IF YOU ARE IN THE PATH OF THIS DANGEROUS STORM…MOVE INDOORS AND TO THE LOWEST LEVEL OF THE BUILDING. STAY AWAY FROM WINDOWS. IF DRIVING…DO NOT SEEK SHELTER UNDER A HIGHWAY OVERPASS. THE SAFEST PLACE TO BE DURING A TORNADO IS IN A BASEMENT. GET UNDER A WORKBENCH OR OTHER PIECE OF STURDY FURNITURE. IF NO BASEMENT IS AVAILABLE…SEEK SHELTER ON THE LOWEST FLOOR OF THE BUILDING IN AN INTERIOR HALLWAY OR ROOM SUCH AS A CLOSET. USE BLANKETS OR PILLOWS TO COVER YOUR BODY AND ALWAYS STAY AWAY FROM WINDOWS. IF IN MOBILE HOMES OR VEHICLES…EVACUATE THEM AND GET INSIDE A SUBSTANTIAL SHELTER. IF NO SHELTER IS AVAILABLE…LIE FLAT IN THE NEAREST DITCH OR OTHER LOW SPOT AND COVER YOUR HEAD WITH YOUR HANDS.

The tornado picked up on radar wasn’t too far from us. Not to mention shortly after our phones were pinged with a note from NOAA that there was a tornado noticed on radar right above Norridgewock. At this point we were already in the basement.

I didn’t tell you? The above is the second warning we got. The first one came in at 5:30 and was only to last until 6pm. But we live in Maine. Why get in the basement? Doesn’t that seem a little….over the top?

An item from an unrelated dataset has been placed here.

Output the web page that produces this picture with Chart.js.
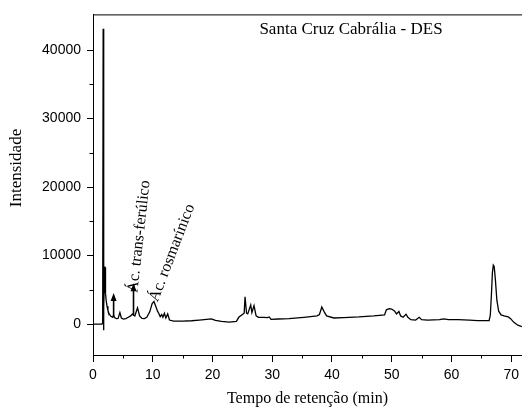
<!DOCTYPE html>
<html>
<head>
<meta charset="utf-8">
<script src="https://cdn.jsdelivr.net/npm/chart.js@4"></script>
<style>
  html, body { margin: 0; padding: 0; background: #fff; }
  #wrap { width: 524px; height: 412px; }
</style>
</head>
<body>
<div id="wrap"><canvas id="chrom" width="524" height="412"></canvas></div>
<script>
// retention time (min) and intensity
const times = [0, 1.5, 1.62, 1.7, 1.76, 1.82, 1.9, 1.97, 2.02, 2.07, 2.12, 2.2, 2.35, 2.5, 2.7, 3.0, 3.3, 3.45, 3.6, 3.9,
  4.2, 4.5, 4.75, 5.1, 5.5, 5.9, 6.3, 6.6, 6.8, 7.0, 7.45, 7.8, 8.2, 8.6, 9.0, 9.5, 9.9, 10.2, 10.5, 10.8,
  11.0, 11.25, 11.5, 11.7, 11.95, 12.2, 12.5, 12.8, 13.5, 15, 16.5, 17.8, 19, 19.8, 20.5, 21.5, 22.8, 24.0, 24.4, 25.0,
  25.3, 25.45, 25.7, 25.9, 26.4, 26.6, 26.95, 27.3, 27.7, 28.6, 29.2, 29.5, 29.8, 31, 32.8, 35.3, 37.5, 37.9, 38.3, 38.7,
  39.1, 40.3, 42, 44.5, 47, 48.8, 49.1, 49.6, 50.0, 50.5, 50.8, 51.2, 51.5, 51.9, 52.4, 52.7, 53.2, 54.0, 54.6, 55.0,
  56, 58, 58.7, 59.5, 61.1, 63, 64.4, 66.3, 66.5, 66.7, 66.85, 67.0, 67.15, 67.35, 67.6, 67.9, 68.3, 68.8, 69.5, 69.9,
  70.4, 71.1, 71.8];
const intensity = [0, 0, 200, 43100, -900, 2500, 6000, 8400, 5000, 8300, 4500, 3500, 2600, 2000, 1500, 1150, 1000, 1300, 950, 800,
  850, 1700, 900, 750, 800, 1000, 1200, 1500, 1300, 1200, 2400, 1200, 850, 800, 1000, 1800, 3000, 3300, 2600, 1900,
  1600, 1100, 1400, 1000, 1600, 900, 1500, 600, 450, 450, 500, 600, 700, 780, 550, 400, 300, 400, 1000, 1400,
  1600, 4000, 1600, 1500, 2800, 1700, 2700, 1200, 1000, 1000, 950, 1050, 700, 750, 800, 1000, 1200, 1400, 2500, 1800,
  1200, 900, 950, 1050, 1200, 1350, 2100, 2250, 2200, 1900, 1500, 1850, 1200, 1000, 1450, 1000, 650, 600, 1000, 650,
  580, 650, 780, 650, 670, 600, 530, 520, 1300, 4500, 7500, 8600, 8400, 6500, 3500, 1900, 1350, 1200, 1050, 800,
  300, -150, -350];

const xTicks = [0, 10, 20, 30, 40, 50, 60, 70];
const xMinor = [5, 15, 25, 35, 45, 55, 65];
const yTicks = [0, 10000, 20000, 30000, 40000];
const yMinor = [5000, 15000, 25000, 35000];

// peak arrows: time, tail, tip
const arrowTimes = [3.45, 6.78];
const arrowFrom = [1100, 1250];
const arrowTo = [4540, 5970];

// rotated peak labels
const peakLabels = ['Ác. trans-ferúlico', 'Ác. rosmarínico'];
const labelTimes = [7.75, 13.24];
const labelValues = [12790, 10390];
const labelAngles = [-83.7, -69];

const serif = '"Liberation Serif", "Times New Roman", serif';
const sans = '"Liberation Sans", Arial, sans-serif';

const extras = {
  id: 'extras',
  afterDraw(chart) {
    const { ctx, chartArea: a, scales: { x, y } } = chart;
    ctx.save();
    ctx.strokeStyle = '#000';
    ctx.fillStyle = '#000';
    ctx.lineWidth = 1;

    // top frame line
    ctx.beginPath();
    ctx.moveTo(a.left, a.top + 0.5);
    ctx.lineTo(a.right, a.top + 0.5);
    ctx.stroke();

    // minor ticks
    ctx.beginPath();
    xMinor.forEach(v => {
      const px = Math.round(x.getPixelForValue(v)) + 0.5;
      ctx.moveTo(px, a.bottom);
      ctx.lineTo(px, a.bottom + 3.5);
    });
    yMinor.forEach(v => {
      const py = Math.round(y.getPixelForValue(v)) + 0.5;
      ctx.moveTo(a.left, py);
      ctx.lineTo(a.left - 3.5, py);
    });
    ctx.stroke();

    // arrows
    ctx.lineWidth = 1.6;
    arrowTimes.forEach((t, i) => {
      const px = x.getPixelForValue(t);
      const p0 = y.getPixelForValue(arrowFrom[i]);
      const p1 = y.getPixelForValue(arrowTo[i]);
      ctx.beginPath();
      ctx.moveTo(px, p0);
      ctx.lineTo(px, p1 + 6);
      ctx.stroke();
      ctx.beginPath();
      ctx.moveTo(px, p1);
      ctx.lineTo(px - 3, p1 + 8);
      ctx.lineTo(px + 3, p1 + 8);
      ctx.closePath();
      ctx.fill();
    });

    // peak labels
    ctx.font = '16px ' + serif;
    ctx.textAlign = 'center';
    ctx.textBaseline = 'middle';
    peakLabels.forEach((txt, i) => {
      ctx.save();
      ctx.translate(x.getPixelForValue(labelTimes[i]), y.getPixelForValue(labelValues[i]));
      ctx.rotate(labelAngles[i] * Math.PI / 180);
      ctx.fillText(txt, 0, 0);
      ctx.restore();
    });

    // chart title
    ctx.font = '17px ' + serif;
    ctx.fillText('Santa Cruz Cabrália - DES', 351, 30);

    // y axis title
    ctx.save();
    ctx.translate(17, 168);
    ctx.rotate(-Math.PI / 2);
    ctx.font = '17px ' + serif;
    ctx.fillText('Intensidade', 0, 0);
    ctx.restore();

    ctx.restore();
  }
};

new Chart(document.getElementById('chrom'), {
  type: 'line',
  data: {
    datasets: [{
      data: times.map((t, i) => ({ x: t, y: intensity[i] })),
      borderColor: '#000',
      borderWidth: 1.3,
      pointRadius: 0,
      tension: 0,
      fill: false
    }]
  },
  options: {
    responsive: false,
    animation: false,
    layout: { padding: { top: 7, right: 0, left: 0, bottom: 0 } },
    plugins: { legend: { display: false }, tooltip: { enabled: false } },
    scales: {
      x: {
        type: 'linear',
        min: 0,
        max: 71.8,
        afterBuildTicks: s => { s.ticks = xTicks.map(v => ({ value: v })); },
        afterFit: s => { s.height = 57; },
        grid: { drawOnChartArea: false, drawTicks: true, tickLength: 7, color: '#000' },
        border: { display: true, color: '#000', width: 1 },
        ticks: { padding: 5, color: '#000', maxRotation: 0, autoSkip: false, font: { family: sans, size: 14 } },
        title: { display: true, text: 'Tempo de retenção (min)', color: '#000', font: { family: serif, size: 16 }, padding: { top: 0, bottom: 4 } }
      },
      y: {
        min: -4500,
        max: 45200,
        afterBuildTicks: s => { s.ticks = yTicks.map(v => ({ value: v })); },
        afterFit: s => { s.width = 93; },
        grid: { drawOnChartArea: false, drawTicks: true, tickLength: 6, color: '#000' },
        border: { display: true, color: '#000', width: 1 },
        ticks: { padding: 6, color: '#000', autoSkip: false, font: { family: sans, size: 14 }, callback: v => String(v) }
      }
    }
  },
  plugins: [extras]
});
</script>
</body>
</html>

Let me share two videos with you. The first is a clip of a neighborhood in Rochester, Minnesota, about a month after an F-1 hit. The second is an animation of the destruction at different F-cats. Maine has been recorded as having anything from F-0s to F-2s.

A reminder: F0 to and F2 in Maine. Pieces of the house gone and trees bashed around. We live in a highly wooded area, which means one thing: shrapnel. While we have no trees near enough to land on us in a clean fall, there are plenty of big pines and willows with widow makers that would probably be chucked around and our home is full of windows. Needless to say, we decided to follow the advice of the Angels of Preparedness.

I rushed out, shooed the layers into their coop, and locked it up. (People who say you can’t herd chickens are full of it.) I did a quick check on the meat birds in the tractors and raced inside. We got Christine (lovebird) under the kitchen table. Jacks (rabbit) went into the closet in his room, cage and all. Ashes and Diamond came into the basement with us where the brooder boxes and chicks already were.

Little Mister thought our “camping” trip was a blast. We read, we had snacks, played with baby chicks, watched an episode of Wild Kratts on Dada’s phone, and had successful potty breaks. (Yes, I grabbed the potty on the way down. It was purely selfish: I didn’t feel like squatting over the sump pit if I had to pee.) We got to watch the cat get into everything as he explored an area he’s not normally allowed in and Diamond enjoyed a nap on the nice, cold floor.

Might we have gone a little above and beyond? I think not. Even if we did, it was a fun experience “camping” in the basement for an hour or two.